#### The request
All of the lines below are to be printed again exactly; images are excluded from the output.

___ Data shown

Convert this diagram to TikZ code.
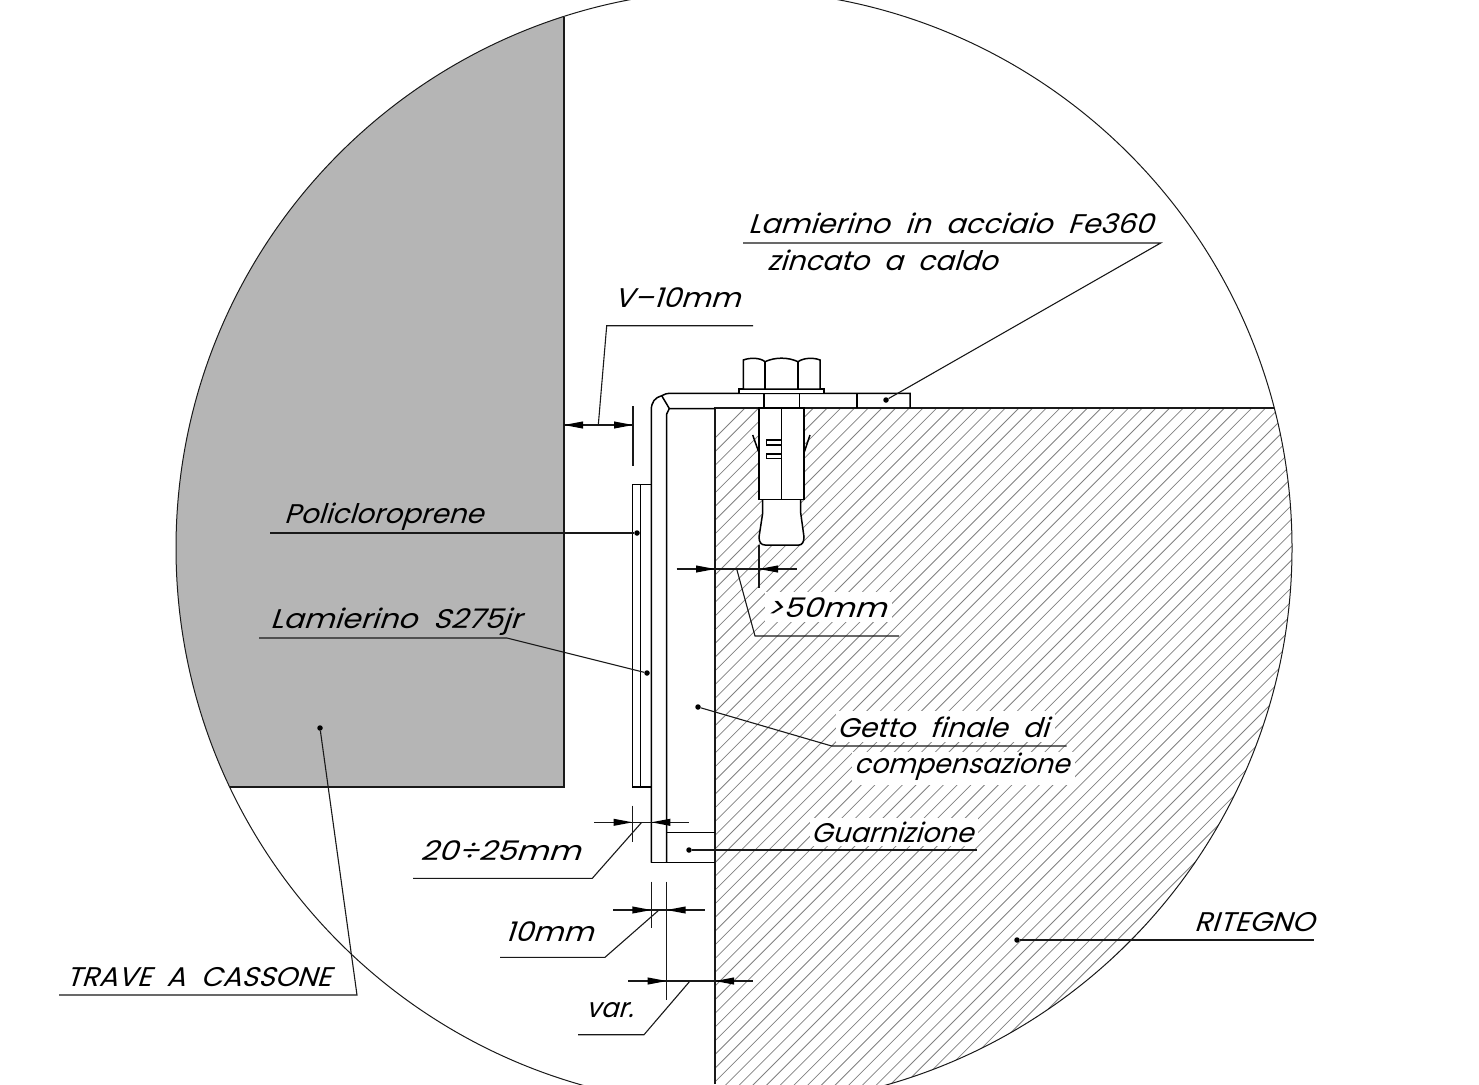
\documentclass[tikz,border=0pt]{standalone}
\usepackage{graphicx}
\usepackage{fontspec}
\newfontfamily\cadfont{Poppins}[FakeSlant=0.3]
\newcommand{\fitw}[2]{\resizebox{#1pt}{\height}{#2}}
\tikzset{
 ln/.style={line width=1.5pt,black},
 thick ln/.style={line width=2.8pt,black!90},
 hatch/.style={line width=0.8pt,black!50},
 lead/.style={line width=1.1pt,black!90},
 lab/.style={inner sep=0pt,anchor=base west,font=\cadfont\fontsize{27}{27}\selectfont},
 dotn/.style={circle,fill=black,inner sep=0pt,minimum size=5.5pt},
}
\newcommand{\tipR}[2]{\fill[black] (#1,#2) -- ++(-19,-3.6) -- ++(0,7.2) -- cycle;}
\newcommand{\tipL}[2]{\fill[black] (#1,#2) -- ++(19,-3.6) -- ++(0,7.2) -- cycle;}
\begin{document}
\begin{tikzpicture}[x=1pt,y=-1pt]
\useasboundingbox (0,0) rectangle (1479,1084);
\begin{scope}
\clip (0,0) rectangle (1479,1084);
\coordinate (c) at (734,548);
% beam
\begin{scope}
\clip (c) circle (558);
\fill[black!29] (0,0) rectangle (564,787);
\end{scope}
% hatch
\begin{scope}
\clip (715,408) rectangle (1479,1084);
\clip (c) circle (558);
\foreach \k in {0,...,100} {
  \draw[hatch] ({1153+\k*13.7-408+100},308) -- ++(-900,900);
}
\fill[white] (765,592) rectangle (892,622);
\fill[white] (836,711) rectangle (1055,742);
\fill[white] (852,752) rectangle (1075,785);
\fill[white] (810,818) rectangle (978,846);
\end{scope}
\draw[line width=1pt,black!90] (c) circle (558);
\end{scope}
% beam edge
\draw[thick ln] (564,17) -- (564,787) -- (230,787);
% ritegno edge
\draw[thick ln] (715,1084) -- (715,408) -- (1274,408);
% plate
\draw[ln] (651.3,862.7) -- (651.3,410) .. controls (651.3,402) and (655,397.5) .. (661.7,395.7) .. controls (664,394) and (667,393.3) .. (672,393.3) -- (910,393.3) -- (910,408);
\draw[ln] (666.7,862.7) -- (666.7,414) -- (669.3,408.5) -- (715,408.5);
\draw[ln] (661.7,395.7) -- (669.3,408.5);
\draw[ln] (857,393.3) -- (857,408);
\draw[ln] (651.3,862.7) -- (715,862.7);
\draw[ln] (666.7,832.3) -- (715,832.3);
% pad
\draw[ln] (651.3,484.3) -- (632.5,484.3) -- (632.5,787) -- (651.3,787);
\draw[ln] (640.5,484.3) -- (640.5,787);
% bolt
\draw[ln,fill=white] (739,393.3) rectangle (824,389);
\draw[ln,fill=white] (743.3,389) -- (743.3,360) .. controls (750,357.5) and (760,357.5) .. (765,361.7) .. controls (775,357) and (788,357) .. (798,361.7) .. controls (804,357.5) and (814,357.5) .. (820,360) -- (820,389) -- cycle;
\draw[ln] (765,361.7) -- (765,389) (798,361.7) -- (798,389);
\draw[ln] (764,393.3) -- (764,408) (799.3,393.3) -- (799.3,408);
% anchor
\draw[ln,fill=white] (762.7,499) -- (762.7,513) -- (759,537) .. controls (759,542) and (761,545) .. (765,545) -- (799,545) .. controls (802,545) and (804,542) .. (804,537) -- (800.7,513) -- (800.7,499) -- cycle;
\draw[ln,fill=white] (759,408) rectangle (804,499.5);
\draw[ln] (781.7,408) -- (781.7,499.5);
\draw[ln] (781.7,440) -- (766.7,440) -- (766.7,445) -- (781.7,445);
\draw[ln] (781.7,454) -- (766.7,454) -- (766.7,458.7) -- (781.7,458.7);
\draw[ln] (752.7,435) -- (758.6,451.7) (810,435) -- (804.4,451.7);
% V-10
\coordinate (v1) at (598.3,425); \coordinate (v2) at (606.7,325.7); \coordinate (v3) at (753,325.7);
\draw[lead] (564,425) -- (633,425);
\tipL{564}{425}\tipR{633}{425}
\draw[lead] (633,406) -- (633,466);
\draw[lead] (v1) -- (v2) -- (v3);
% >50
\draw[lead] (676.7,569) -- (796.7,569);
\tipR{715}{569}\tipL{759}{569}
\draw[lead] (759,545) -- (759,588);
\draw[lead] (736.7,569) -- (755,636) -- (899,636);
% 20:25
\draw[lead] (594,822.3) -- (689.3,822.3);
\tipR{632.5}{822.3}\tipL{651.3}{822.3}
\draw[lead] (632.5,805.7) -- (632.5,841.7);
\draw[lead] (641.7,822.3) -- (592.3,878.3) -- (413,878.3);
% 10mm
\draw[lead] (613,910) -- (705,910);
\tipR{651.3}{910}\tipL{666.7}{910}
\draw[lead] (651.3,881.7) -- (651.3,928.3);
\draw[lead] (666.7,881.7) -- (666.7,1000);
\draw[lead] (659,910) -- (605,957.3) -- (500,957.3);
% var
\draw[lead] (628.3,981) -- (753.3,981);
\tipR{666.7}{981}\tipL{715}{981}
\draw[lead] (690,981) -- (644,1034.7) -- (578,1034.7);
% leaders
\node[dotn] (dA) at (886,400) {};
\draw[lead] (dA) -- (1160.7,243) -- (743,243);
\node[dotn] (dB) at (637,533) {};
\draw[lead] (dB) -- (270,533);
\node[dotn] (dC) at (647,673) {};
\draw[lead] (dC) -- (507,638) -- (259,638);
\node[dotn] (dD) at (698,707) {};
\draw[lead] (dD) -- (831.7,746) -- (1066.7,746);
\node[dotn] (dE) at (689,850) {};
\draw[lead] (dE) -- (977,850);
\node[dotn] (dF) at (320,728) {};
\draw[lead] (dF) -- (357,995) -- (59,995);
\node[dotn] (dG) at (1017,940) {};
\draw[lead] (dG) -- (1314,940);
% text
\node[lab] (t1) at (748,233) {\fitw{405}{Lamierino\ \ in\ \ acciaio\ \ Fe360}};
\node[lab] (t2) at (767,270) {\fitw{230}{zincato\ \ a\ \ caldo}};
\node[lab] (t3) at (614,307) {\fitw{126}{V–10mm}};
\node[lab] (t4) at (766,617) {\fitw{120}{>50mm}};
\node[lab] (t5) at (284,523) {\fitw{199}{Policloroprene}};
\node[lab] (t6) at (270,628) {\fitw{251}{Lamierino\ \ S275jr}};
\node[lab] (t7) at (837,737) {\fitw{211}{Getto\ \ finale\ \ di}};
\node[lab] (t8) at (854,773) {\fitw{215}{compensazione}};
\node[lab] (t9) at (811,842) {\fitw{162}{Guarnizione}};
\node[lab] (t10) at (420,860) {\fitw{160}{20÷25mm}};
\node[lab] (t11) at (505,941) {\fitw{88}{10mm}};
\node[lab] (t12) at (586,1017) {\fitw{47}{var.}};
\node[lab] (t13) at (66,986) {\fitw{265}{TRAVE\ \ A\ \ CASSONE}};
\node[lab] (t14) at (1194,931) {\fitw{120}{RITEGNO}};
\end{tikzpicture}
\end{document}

______

#### Solution for this task
Convert this diagram to TikZ code.
\documentclass[tikz,border=0pt]{standalone}
\usepackage{graphicx}
\usepackage{fontspec}
\newfontfamily\cadfont{Poppins}[FakeSlant=0.3]
\newcommand{\fitw}[2]{\resizebox{#1pt}{\height}{#2}}
\tikzset{
 ln/.style={line width=1.5pt,black},
 thick ln/.style={line width=2.8pt,black!90},
 hatch/.style={line width=0.8pt,black!50},
 lead/.style={line width=1.1pt,black!90},
 lab/.style={inner sep=0pt,anchor=base west,font=\cadfont\fontsize{27}{27}\selectfont},
 dotn/.style={circle,fill=black,inner sep=0pt,minimum size=5.5pt},
}
\newcommand{\tipR}[2]{\fill[black] (#1,#2) -- ++(-19,-3.6) -- ++(0,7.2) -- cycle;}
\newcommand{\tipL}[2]{\fill[black] (#1,#2) -- ++(19,-3.6) -- ++(0,7.2) -- cycle;}
\begin{document}
\begin{tikzpicture}[x=1pt,y=-1pt]
\useasboundingbox (0,0) rectangle (1479,1084);
\begin{scope}
\clip (0,0) rectangle (1479,1084);
\coordinate (c) at (734,548);
% beam
\begin{scope}
\clip (c) circle (558);
\fill[black!29] (0,0) rectangle (564,787);
\end{scope}
% hatch
\begin{scope}
\clip (715,408) rectangle (1479,1084);
\clip (c) circle (558);
\foreach \k in {0,...,100} {
  \draw[hatch] ({1153+\k*13.7-408+100},308) -- ++(-900,900);
}
\fill[white] (765,592) rectangle (892,622);
\fill[white] (836,711) rectangle (1055,742);
\fill[white] (852,752) rectangle (1075,785);
\fill[white] (810,818) rectangle (978,846);
\end{scope}
\draw[line width=1pt,black!90] (c) circle (558);
\end{scope}
% beam edge
\draw[thick ln] (564,17) -- (564,787) -- (230,787);
% ritegno edge
\draw[thick ln] (715,1084) -- (715,408) -- (1274,408);
% plate
\draw[ln] (651.3,862.7) -- (651.3,410) .. controls (651.3,402) and (655,397.5) .. (661.7,395.7) .. controls (664,394) and (667,393.3) .. (672,393.3) -- (910,393.3) -- (910,408);
\draw[ln] (666.7,862.7) -- (666.7,414) -- (669.3,408.5) -- (715,408.5);
\draw[ln] (661.7,395.7) -- (669.3,408.5);
\draw[ln] (857,393.3) -- (857,408);
\draw[ln] (651.3,862.7) -- (715,862.7);
\draw[ln] (666.7,832.3) -- (715,832.3);
% pad
\draw[ln] (651.3,484.3) -- (632.5,484.3) -- (632.5,787) -- (651.3,787);
\draw[ln] (640.5,484.3) -- (640.5,787);
% bolt
\draw[ln,fill=white] (739,393.3) rectangle (824,389);
\draw[ln,fill=white] (743.3,389) -- (743.3,360) .. controls (750,357.5) and (760,357.5) .. (765,361.7) .. controls (775,357) and (788,357) .. (798,361.7) .. controls (804,357.5) and (814,357.5) .. (820,360) -- (820,389) -- cycle;
\draw[ln] (765,361.7) -- (765,389) (798,361.7) -- (798,389);
\draw[ln] (764,393.3) -- (764,408) (799.3,393.3) -- (799.3,408);
% anchor
\draw[ln,fill=white] (762.7,499) -- (762.7,513) -- (759,537) .. controls (759,542) and (761,545) .. (765,545) -- (799,545) .. controls (802,545) and (804,542) .. (804,537) -- (800.7,513) -- (800.7,499) -- cycle;
\draw[ln,fill=white] (759,408) rectangle (804,499.5);
\draw[ln] (781.7,408) -- (781.7,499.5);
\draw[ln] (781.7,440) -- (766.7,440) -- (766.7,445) -- (781.7,445);
\draw[ln] (781.7,454) -- (766.7,454) -- (766.7,458.7) -- (781.7,458.7);
\draw[ln] (752.7,435) -- (758.6,451.7) (810,435) -- (804.4,451.7);
% V-10
\coordinate (v1) at (598.3,425); \coordinate (v2) at (606.7,325.7); \coordinate (v3) at (753,325.7);
\draw[lead] (564,425) -- (633,425);
\tipL{564}{425}\tipR{633}{425}
\draw[lead] (633,406) -- (633,466);
\draw[lead] (v1) -- (v2) -- (v3);
% >50
\draw[lead] (676.7,569) -- (796.7,569);
\tipR{715}{569}\tipL{759}{569}
\draw[lead] (759,545) -- (759,588);
\draw[lead] (736.7,569) -- (755,636) -- (899,636);
% 20:25
\draw[lead] (594,822.3) -- (689.3,822.3);
\tipR{632.5}{822.3}\tipL{651.3}{822.3}
\draw[lead] (632.5,805.7) -- (632.5,841.7);
\draw[lead] (641.7,822.3) -- (592.3,878.3) -- (413,878.3);
% 10mm
\draw[lead] (613,910) -- (705,910);
\tipR{651.3}{910}\tipL{666.7}{910}
\draw[lead] (651.3,881.7) -- (651.3,928.3);
\draw[lead] (666.7,881.7) -- (666.7,1000);
\draw[lead] (659,910) -- (605,957.3) -- (500,957.3);
% var
\draw[lead] (628.3,981) -- (753.3,981);
\tipR{666.7}{981}\tipL{715}{981}
\draw[lead] (690,981) -- (644,1034.7) -- (578,1034.7);
% leaders
\node[dotn] (dA) at (886,400) {};
\draw[lead] (dA) -- (1160.7,243) -- (743,243);
\node[dotn] (dB) at (637,533) {};
\draw[lead] (dB) -- (270,533);
\node[dotn] (dC) at (647,673) {};
\draw[lead] (dC) -- (507,638) -- (259,638);
\node[dotn] (dD) at (698,707) {};
\draw[lead] (dD) -- (831.7,746) -- (1066.7,746);
\node[dotn] (dE) at (689,850) {};
\draw[lead] (dE) -- (977,850);
\node[dotn] (dF) at (320,728) {};
\draw[lead] (dF) -- (357,995) -- (59,995);
\node[dotn] (dG) at (1017,940) {};
\draw[lead] (dG) -- (1314,940);
% text
\node[lab] (t1) at (748,233) {\fitw{405}{Lamierino\ \ in\ \ acciaio\ \ Fe360}};
\node[lab] (t2) at (767,270) {\fitw{230}{zincato\ \ a\ \ caldo}};
\node[lab] (t3) at (614,307) {\fitw{126}{V–10mm}};
\node[lab] (t4) at (766,617) {\fitw{120}{>50mm}};
\node[lab] (t5) at (284,523) {\fitw{199}{Policloroprene}};
\node[lab] (t6) at (270,628) {\fitw{251}{Lamierino\ \ S275jr}};
\node[lab] (t7) at (837,737) {\fitw{211}{Getto\ \ finale\ \ di}};
\node[lab] (t8) at (854,773) {\fitw{215}{compensazione}};
\node[lab] (t9) at (811,842) {\fitw{162}{Guarnizione}};
\node[lab] (t10) at (420,860) {\fitw{160}{20÷25mm}};
\node[lab] (t11) at (505,941) {\fitw{88}{10mm}};
\node[lab] (t12) at (586,1017) {\fitw{47}{var.}};
\node[lab] (t13) at (66,986) {\fitw{265}{TRAVE\ \ A\ \ CASSONE}};
\node[lab] (t14) at (1194,931) {\fitw{120}{RITEGNO}};
\end{tikzpicture}
\end{document}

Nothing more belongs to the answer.